The above is part of Jakob Nielsen's study of how people look at the Web. Nielsen used an eye-tracker to gauge where people tend to focus on a web page. The study attempts to help web designers create pages to attract maximum attention, but there's an interesting side-note: men tend to look at crotches.
When photos do contain people related to the task at hand, or the content users are exploring, they do get fixations. However, gender makes a distinct difference on what parts of the photo are stared at the longest. Take a look at the hotspot below.
Although both men and women look at the image of George Brett when directed to find out information about his sport and position, men tend to focus on private anatomy as well as the face. For the women, the face is the only place they viewed.
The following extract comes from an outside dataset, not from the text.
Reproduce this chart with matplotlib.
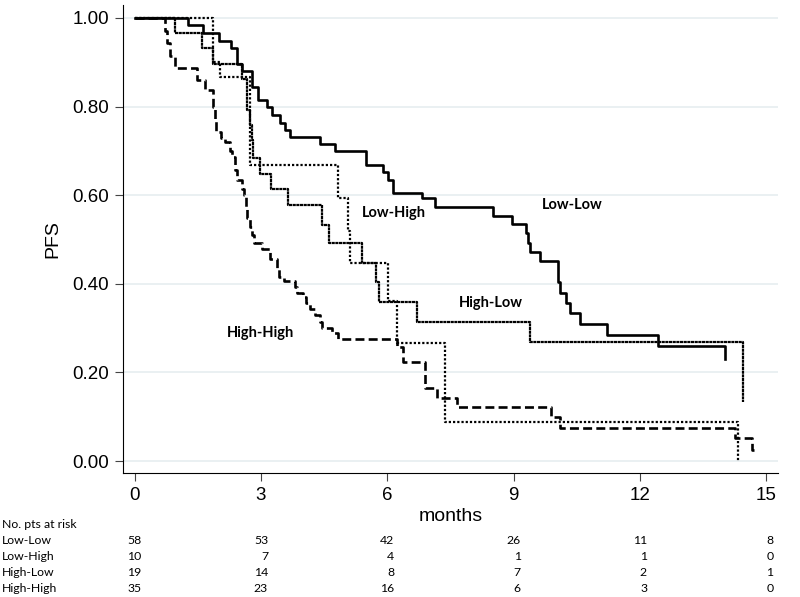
import matplotlib
matplotlib.use('Agg')
import matplotlib.pyplot as plt
import matplotlib.transforms as mtransforms

# Kaplan-Meier steps (months, PFS)
t_lowlow = [0, 1.28, 1.63, 2.0, 2.29, 2.43, 2.55, 2.79, 2.93, 3.14, 3.26, 3.45, 3.57, 3.69,
            4.41, 4.76, 5.5, 5.9, 6.02, 6.14, 6.82, 7.14, 8.51, 8.96, 9.3, 9.35, 9.38, 9.63,
            10.05, 10.1, 10.25, 10.33, 10.58, 11.22, 12.43, 14.03]
s_lowlow = [1.0, 0.983, 0.966, 0.948, 0.931, 0.897, 0.879, 0.845, 0.815, 0.8, 0.78, 0.762, 0.746, 0.731,
            0.716, 0.70, 0.668, 0.652, 0.634, 0.605, 0.594, 0.573, 0.554, 0.534, 0.514, 0.492, 0.472, 0.452,
            0.403, 0.38, 0.356, 0.334, 0.309, 0.284, 0.26, 0.23]

t_lowhigh = [0, 1.87, 2.03, 2.75, 4.83, 5.08, 5.12, 6.03, 6.23, 7.37, 14.34]
s_lowhigh = [1.0, 0.9, 0.867, 0.667, 0.594, 0.52, 0.447, 0.36, 0.267, 0.089, 0.0]

t_highlow = [0, 0.96, 1.6, 1.87, 2.55, 2.68, 2.74, 2.78, 2.82, 2.98, 3.24, 3.65, 4.45, 4.62,
             5.4, 5.74, 5.81, 6.7, 9.39, 14.45]
s_highlow = [1.0, 0.966, 0.931, 0.897, 0.862, 0.793, 0.759, 0.724, 0.683, 0.648, 0.613, 0.578, 0.533, 0.492,
             0.447, 0.404, 0.359, 0.314, 0.269, 0.133]

t_highhigh = [0, 0.72, 0.78, 0.85, 0.95, 1.48, 1.67, 1.87, 1.9, 1.93, 2.05, 2.15, 2.27, 2.32, 2.39,
              2.44, 2.55, 2.6, 2.64, 2.68, 2.75, 2.79, 2.83, 3.03, 3.22, 3.38, 3.44, 3.55, 3.81,
              3.86, 4.0, 4.08, 4.17, 4.28, 4.4, 4.46, 4.7, 4.83, 6.23, 6.38, 6.9, 7.18, 7.66,
              9.9, 10.1, 14.26, 14.67, 14.72]
s_highhigh = [1.0, 0.971, 0.943, 0.914, 0.886, 0.86, 0.837, 0.8, 0.771, 0.743, 0.729, 0.72, 0.7, 0.686, 0.657,
              0.634, 0.614, 0.6, 0.571, 0.549, 0.529, 0.51, 0.493, 0.478, 0.457, 0.436, 0.416, 0.407, 0.393,
              0.38, 0.37, 0.357, 0.343, 0.33, 0.314, 0.3, 0.29, 0.275, 0.257, 0.224, 0.165, 0.142, 0.122,
              0.1, 0.075, 0.052, 0.025, 0.025]

risk_times = [0, 3, 6, 9, 12, 15]
risk_groups = ['Low-Low', 'Low-High', 'High-Low', 'High-High']
risk_lowlow = [58, 53, 42, 26, 11, 8]
risk_lowhigh = [10, 7, 4, 1, 1, 0]
risk_highlow = [19, 14, 8, 7, 2, 1]
risk_highhigh = [35, 23, 16, 6, 3, 0]

yticks = [0.0, 0.2, 0.4, 0.6, 0.8, 1.0]
xticks = [0, 3, 6, 9, 12, 15]

fig = plt.figure(figsize=(8, 5.97), dpi=100)
ax = fig.add_axes([0.154, 0.2077, 0.8185, 0.7839])

for y in yticks:
    ax.axhline(y, color='#e6eef0', lw=1.2, zorder=0)

ax.step(t_lowlow, s_lowlow, where='post', color='black', lw=1.9)
ax.step(t_highlow, s_highlow, where='post', color='black', lw=1.6, linestyle=(0, (1.4, 0.25)))
ax.step(t_lowhigh, s_lowhigh, where='post', color='black', lw=1.6, linestyle=(0, (1, 0.9)))
ax.step(t_highhigh, s_highhigh, where='post', color='black', lw=1.9, linestyle=(0, (3.4, 1.6)))

lab_font = dict(family='Lato', fontweight='bold', fontsize=10.5, ha='center', va='center')
ax.text(6.15, 0.56, 'Low-High', **lab_font)
ax.text(8.47, 0.357, 'High-Low', **lab_font)
ax.text(2.98, 0.29, 'High-High', **lab_font)
ax.text(10.4, 0.578, 'Low-Low', **lab_font)

ax.set_xlim(-0.27, 15.28)
ax.set_ylim(-0.027, 1.029)
ax.set_xticks(xticks)
ax.set_yticks(yticks)
ax.set_yticklabels(['%.2f' % v for v in yticks])
ax.tick_params(length=6, width=0.8, color='#444444', labelsize=13.5, pad=4)
for lab in ax.get_xticklabels() + ax.get_yticklabels():
    lab.set_family('Liberation Sans')
ax.spines['top'].set_visible(False)
ax.spines['right'].set_visible(False)
ax.set_ylabel('PFS', fontsize=14, family='Liberation Sans', labelpad=8)
ax.set_xlabel('months', fontsize=14, family='Liberation Sans', labelpad=3)

# number at risk table
trans = mtransforms.blended_transform_factory(ax.transData, fig.transFigure)
row_y = [1 - 541 / 597, 1 - 557 / 597, 1 - 573 / 597, 1 - 589 / 597]
tab_font = dict(family='Lato', fontsize=8.8, va='center')
fig.text(2 / 800, 1 - 525 / 597, 'No. pts at risk', **tab_font)
for name, counts, yy in zip(risk_groups, [risk_lowlow, risk_lowhigh, risk_highlow, risk_highhigh], row_y):
    fig.text(2 / 800, yy, name, **tab_font)
    for tt, n in zip(risk_times, counts):
        ax.text(tt + 0.17, yy, str(n), transform=trans, ha='right', **tab_font)

fig.savefig('out.png', dpi=100)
Coyne adds that this difference doesn't just occur with images of people. Men tend to fixate more on areas of private anatomy on animals as well, as evidenced when users were directed to browse the American Kennel Club site.
I have a hard time believing NO women looked at Brett's crotch, because whenever I watch sports with women they find a way to comment on any given player's ass. Maybe the women tested would have been more interested in a Tony Gwynn picture.
I guess, as far as the man side of the study goes, this could be accurate. I mean, it's in ill form to sneak a peek at the urinals, so you've got to see what the competition is like somehow, right? I think, probably, Nielsen used The Todd as his focus group.